The implication was clear. The real threat was directed at me. I nodded once, then slipped through the door into the corridor beyond.
As I climbed the stone steps back toward the surface, toward the night sky and the freedom it represented, my mind churned with impossible choices. To defy Silas meant risking everything—not just my own existence, but potentially the lives of the women who were now bound to me through blood.
I couldn’t see a way I’d make it to mass. Surely, Father O’Malley would understand if I had to delay my first communion a single night. Then again, I didn’t want to complete the mission at all. Would committing such murder in obedience to Silas undo all the progress I’d made already? Would it lead me back into a state of mortal sin?
Tomorrow night loomed before me, a crossroads with no clear path forward. The hunger within me twisted with anxiety. I pushed it down, forced it back into its cage. I would not let it rule me. Not now.
“Guide me,” I whispered to the God who I’d just started to believe might hear me again. “Show me the way.”
But only silence answered, and the hunger that waited, patient as death itself, for tomorrow night to come.
Chapter 22
The basement steps creaked beneath my feet as I descended into darkness. Each wooden plank protested my weight with the shrill complaint of ancient timber, announcing my arrival to those waiting below. The damp air pressed against my skin like a cold, wet shroud, carrying the metallic scent of old blood and the musty breath of forgotten places. I had come seeking monsters, only to find broken reflections of myself.
A single lantern guttered in the corner, throwing wild shadows across stone walls slick with condensation. Its weak light barely penetrated the gloom, but my eyes—changed as they were—needed little illumination. The basement of the Order’s hideout stretched before me like a tomb, its low ceiling and narrow confines a prison for those who had once been human, who’d been free.
They huddled together in silence, these women I had hunted. These women I had believed dead by my hand. Their faces turned toward me as one, eyes gleaming with an unnatural light that mirrored my own. The witches who weren’t witches. The innocent I had condemned. Now Nightwalkers like me.
“You,” hissed the older woman, her gray hair hanging limp around hollow cheeks. “Come to gloat over what you’ve made of us?”
I stepped forward, keeping my spine straight the way Daddy taught me when facing sin. “I’ve come to lead you.”
Bitter laughter rippled through the small cluster of women.
“Lead us?” The younger one with tired eyes scoffed. Her name escaped me—I had known her only as the fire-worker, the one who could coax flames from nothing but breath and will. “You led us to slaughter once already.”
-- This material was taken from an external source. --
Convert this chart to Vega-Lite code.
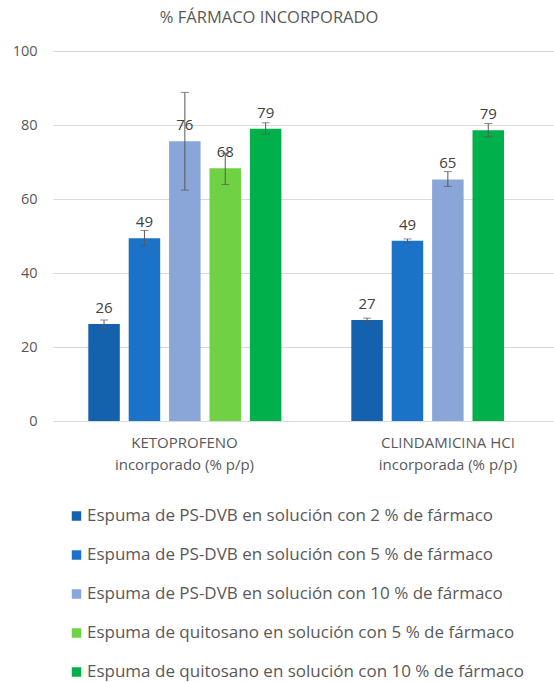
{
  "$schema": "https://vega.github.io/schema/vega-lite/v6.json",
  "padding": {"left": 12, "top": 10, "right": 0, "bottom": 0},
  "background": "white",
  "title": {"text": "% FÁRMACO INCORPORADO", "fontSize": 16.5, "font": "Open Sans", "fontWeight": "normal", "color": "#595959", "anchor": "middle", "dx": -14, "offset": 16.5},
  "data": {"values": [
    {"drug": "KETOPROFENO|incorporado (% p/p)", "serie": "Espuma de PS-DVB en solución con  2 % de fármaco", "value": 26.2, "lo": 25.1, "hi": 27.3},
    {"drug": "KETOPROFENO|incorporado (% p/p)", "serie": "Espuma de PS-DVB en solución con  5 % de fármaco", "value": 49.4, "lo": 47.4, "hi": 51.5},
    {"drug": "KETOPROFENO|incorporado (% p/p)", "serie": "Espuma de PS-DVB en solución con  10 % de fármaco", "value": 75.6, "lo": 62.4, "hi": 88.8},
    {"drug": "KETOPROFENO|incorporado (% p/p)", "serie": "Espuma de quitosano en solución con 5 % de fármaco", "value": 68.3, "lo": 63.9, "hi": 72.4},
    {"drug": "KETOPROFENO|incorporado (% p/p)", "serie": "Espuma de quitosano en solución con 10 % de fármaco", "value": 79.0, "lo": 77.6, "hi": 80.6},
    {"drug": "CLINDAMICINA HCI|incorporada (% p/p)", "serie": "Espuma de PS-DVB en solución con  2 % de fármaco", "value": 27.3, "lo": 26.8, "hi": 27.8},
    {"drug": "CLINDAMICINA HCI|incorporada (% p/p)", "serie": "Espuma de PS-DVB en solución con  5 % de fármaco", "value": 48.7, "lo": 48.2, "hi": 49.2},
    {"drug": "CLINDAMICINA HCI|incorporada (% p/p)", "serie": "Espuma de PS-DVB en solución con  10 % de fármaco", "value": 65.3, "lo": 63.4, "hi": 67.4},
    {"drug": "CLINDAMICINA HCI|incorporada (% p/p)", "serie": "Espuma de quitosano en solución con 10 % de fármaco", "value": 78.6, "lo": 76.8, "hi": 80.4}
  ]},
  "spacing": 0,
  "resolve": {"scale": {"color": "shared", "xOffset": "independent", "x": "independent"}, "legend": {"color": "shared"}},
  "hconcat": [
    {
      "width": 263, "height": 370,
      "transform": [{"filter": "indexof(datum.drug, 'KETOPROFENO') == 0"}],
      "encoding": {
        "x": {"field": "drug", "type": "nominal", "title": null, "scale": {"paddingInner": 0, "paddingOuter": 0},
              "axis": {"labelExpr": "split(datum.label, '|')", "labelAngle": 0, "labelFontSize": 15, "labelLineHeight": 22, "labelPadding": 14, "ticks": false, "domain": true, "labelLimit": 0}},
        "xOffset": {"field": "serie", "type": "nominal", "sort": null, "scale": {"paddingInner": 0.22, "paddingOuter": 0.865, "align": 0.505}}
      },
      "layer": [
        {"mark": {"type": "bar"},
         "encoding": {
           "y": {"field": "value", "type": "quantitative", "title": null, "scale": {"domain": [0, 100]},
                 "axis": {"values": [0, 20, 40, 60, 80, 100], "ticks": false, "domain": false, "labelFontSize": 14.5, "labelPadding": 16, "grid": true}},
           "color": {"field": "serie", "type": "nominal", "title": null,
                     "scale": {"domain": ["Espuma de PS-DVB en solución con  2 % de fármaco", "Espuma de PS-DVB en solución con  5 % de fármaco", "Espuma de PS-DVB en solución con  10 % de fármaco", "Espuma de quitosano en solución con 5 % de fármaco", "Espuma de quitosano en solución con 10 % de fármaco"],
                               "range": ["#1461AE", "#1A73C9", "#8AA6D9", "#70D144", "#00B04A"]}}
         }},
        {"mark": {"type": "rule", "color": "#595959", "strokeWidth": 1},
         "encoding": {"y": {"field": "lo", "type": "quantitative"}, "y2": {"field": "hi"}}},
        {"mark": {"type": "tick", "color": "#595959", "thickness": 1, "size": 8, "orient": "horizontal"},
         "encoding": {"y": {"field": "lo", "type": "quantitative"}}},
        {"mark": {"type": "tick", "color": "#595959", "thickness": 1, "size": 8, "orient": "horizontal"},
         "encoding": {"y": {"field": "hi", "type": "quantitative"}}},
        {"mark": {"type": "text", "baseline": "bottom", "dy": -8, "fontSize": 15, "color": "#404040"},
         "encoding": {"y": {"field": "value", "type": "quantitative"}, "text": {"field": "value", "type": "quantitative", "format": ".0f"}}}
      ]
    },
    {
      "width": 238, "height": 370,
      "transform": [{"filter": "indexof(datum.drug, 'CLINDAMICINA') == 0"}],
      "encoding": {
        "x": {"field": "drug", "type": "nominal", "title": null, "scale": {"paddingInner": 0, "paddingOuter": 0.0613, "align": 1},
              "axis": {"labelExpr": "split(datum.label, '|')", "labelAngle": 0, "labelFontSize": 15, "labelLineHeight": 22, "labelPadding": 14, "ticks": false, "domain": false, "labelLimit": 0}},
        "xOffset": {"field": "serie", "type": "nominal", "sort": null, "scale": {"paddingInner": 0.22, "paddingOuter": 0.734, "align": 0.157}}
      },
      "layer": [
        {"mark": {"type": "bar"},
         "encoding": {
           "y": {"field": "value", "type": "quantitative", "title": null, "scale": {"domain": [0, 100]},
                 "axis": {"values": [0, 20, 40, 60, 80, 100], "ticks": false, "domain": false, "labels": false, "grid": true}},
           "color": {"field": "serie", "type": "nominal", "title": null}
         }},
        {"mark": {"type": "rule", "color": "#595959", "strokeWidth": 1},
         "encoding": {"y": {"field": "lo", "type": "quantitative"}, "y2": {"field": "hi"}}},
        {"mark": {"type": "tick", "color": "#595959", "thickness": 1, "size": 8, "orient": "horizontal"},
         "encoding": {"y": {"field": "lo", "type": "quantitative"}}},
        {"mark": {"type": "tick", "color": "#595959", "thickness": 1, "size": 8, "orient": "horizontal"},
         "encoding": {"y": {"field": "hi", "type": "quantitative"}}},
        {"mark": {"type": "text", "baseline": "bottom", "dy": -8, "fontSize": 15, "color": "#404040"},
         "encoding": {"y": {"field": "value", "type": "quantitative"}, "text": {"field": "value", "type": "quantitative", "format": ".0f"}}}
      ]
    }
  ],
  "config": {
    "view": {"stroke": null},
    "font": "Open Sans",
    "axis": {"labelColor": "#595959", "gridColor": "#d9d9d9", "domainColor": "#d9d9d9", "labelFont": "Open Sans"},
    "legend": {"orient": "none", "legendX": 15, "legendY": 456.5, "direction": "vertical", "symbolType": "square", "symbolSize": 90, "symbolStrokeWidth": 0, "symbolOpacity": 1, "labelFontSize": 17, "labelColor": "#595959", "labelLimit": 0, "rowPadding": 21, "labelOffset": 2}
  }
}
“I need to know your names.” I held my voice steady despite the guilt that threaded through my chest. “All of you. Your real names.”
Silence fell heavy as a burial shroud. The women exchanged glances, a silent communication passing between them. I recognized the bond of shared suffering—they had been reborn in blood and darkness together, while I had suffered my transformation alone.
“Why should we tell you anything?” asked the woman from the forest. “You could have resisted Silas, instead you did his bidding. You didn’t care about our names then.”
“I believed what I was told. I thought—“ I swallowed hard. “Silas told me I was doing God’s work. Deep down, I knew it was wrong, but you have to understand. I’d lost everyone. It’s not an excuse for what I did, but I didn’t choose to become like this, either.”
“And now?” The grandmother’s voice cut sharp as a filleting knife.
“My name is Alice,” I insisted. “And I need yours. We’re bound now. Whether we want to be is irrelevant. The Order has made sure of that.”
The hunger pangs struck. A sharp reminder of my fast. Three days without blood left me weakened—at first it made everything dull, but somehow now, it strangely heightened my senses. The others wouldn’t know this feeling yet—they were being kept fed, docile.
“Martha,” said the grandmother finally, her chin lifting in defiance. “I was Martha Holloway before your Order took everything from me. I was trying to save my granddaughter from the consumption with remedies my mother taught me.”
I nodded, committing her name to memory. “Martha,” I repeated.
“Ruth Simmons,” said the tired-eyed woman, the fire-worker. “Not that it matters anymore.”
“Sarah,” whispered the forest woman. “Just Sarah. They took my family name when they took me from my home.”
The healer with the herbs remained silent, her eyes fixed on me with undisguised loathing.
“And you?” I pressed gently.
“Elizabeth Porter,” she said after a long moment. “Though I doubt that matters to the Lord anymore, now that I’m damned.”
“We aren’t damned,” I said automatically. “We didn’t choose to be what we are. We can choose what to do with what we’ve become.”
“Listen to her,” sneered Ruth, the fire-worker. “Still spouting their gospel. Tell me, Alice. If we’re so redeemable, why do they keep us chained here like animals?”